Confirming a report aired Wednesday on CBS 2, the mayor said the guns are the latest addition to the city's antiterrorism arsenal.
"We have bought a lot of equipment since 9/11 that we would never have thought about buying before 9/11," Mr. Bloomberg said. "We live in a different world."
Far more powerful than the Police Department's lower-caliber sniper weapons, the Barrett .50-caliber rifle is called an anti-materiel gun, meant for firing at large moving objects, not at people. It spits out bullets that rip through steel and concrete with the intensity of a bazooka.
The department could deploy the .50-caliber rifle to combat a variety of terrorist threats. Police snipers flying overhead could use the weapon to pierce the glass of an airliner during a hostage situation. They could destroy a concrete barrier standing in the way of a target. They could puncture the engine of a barreling 18-wheeler loaded with chemical weapons, at a distance of more than a mile.
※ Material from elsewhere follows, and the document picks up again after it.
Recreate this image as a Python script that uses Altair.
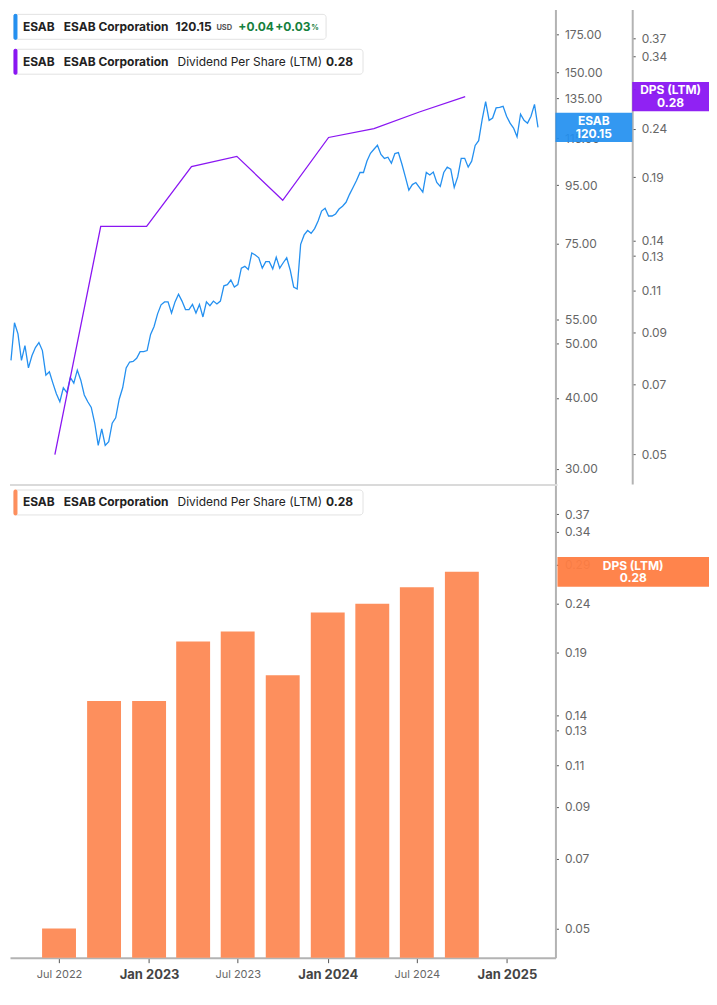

An article in Forbes magazine in October 2001 told the story of the destruction that a .50-caliber bullet caused when it slammed into an Iraqi armored vehicle during the Gulf War.
"Clambering out of their vehicles, Iraqi soldiers thought they had been struck by a missile and surrendered, lying facedown in the sand," the article said. "It wasn't a rocket. They were on the wrong end of a Barrett M82A1 .50 caliber semiautomatic rifle fired by a single U.S. Marine nearly a mile away."
While the CBS 2 report said the department was mounting the weapons on three of its Bell 412 helicopters, Mr. Bloomberg said the rifles have yet to be installed on the crafts.
The .50-caliber rifles are "not being mounted on helicopters," the mayor said, "but if we needed them in an emergency, they could be."
He added: "Anybody that's thinking about striking the city should know we have at our disposal a lot of equipment."
Officials of the Police Department yesterday refused to comment further on the city's new firepower. The number of .50-caliber rifles purchased by the department was not disclosed.
The owner of Barrett Firearms, Ronnie Barrett, said yesterday he wasn't aware of the New York department's purchase but said the product that probably was chosen was the M82A1, widely used by the American military and revered by gun enthusiasts. Gun control activists in recent years have clamored for lawmakers to ban purchases by civilians of the weapon, which costs $7,500.
In the past five years, the .50-caliber sniper rifle has entered the arsenals of many police departments across the country, as cities seek to equip themselves for greater threats. New York, however, may be the first municipality with plans to install the guns on helicopters.
The M82 weighs 33.8 pounds, has a barrel length of 29 inches, and has an overall length of 57 inches. It fires bullets more than four times as heavy as typical sniper ammunition, at a speed of more than half a mile a second.
The Web site of Barrett Firearms encourages potential customers to "experience the power" of its .50-caliber rifle.
In developing the Barrett .50-caliber rifle, Mr. Barrett was able to increase the power of a sniper rifle without sacrificing long-range accuracy, while minimizing the harsh recoil of guns of its weight, according to American Rifleman magazine. In Desert Storm, the magazine said in its April 2004 issue, American troops used the weapon to take out radar sites, bunkers, and light-armored vehicles. In the American war in Afghanistan a decade later, soldiers would use the Barrett to protect themselves from suicide trucks and other vehicles, which could be stopped using the rifle with a low risk of collateral damage.
"You're looking at something really bad to bring out a .50 cal," a SWAT sniper in the Florence, Ala., police department, Hal Howard, told The New York Sun. "It's a gigantic bullet."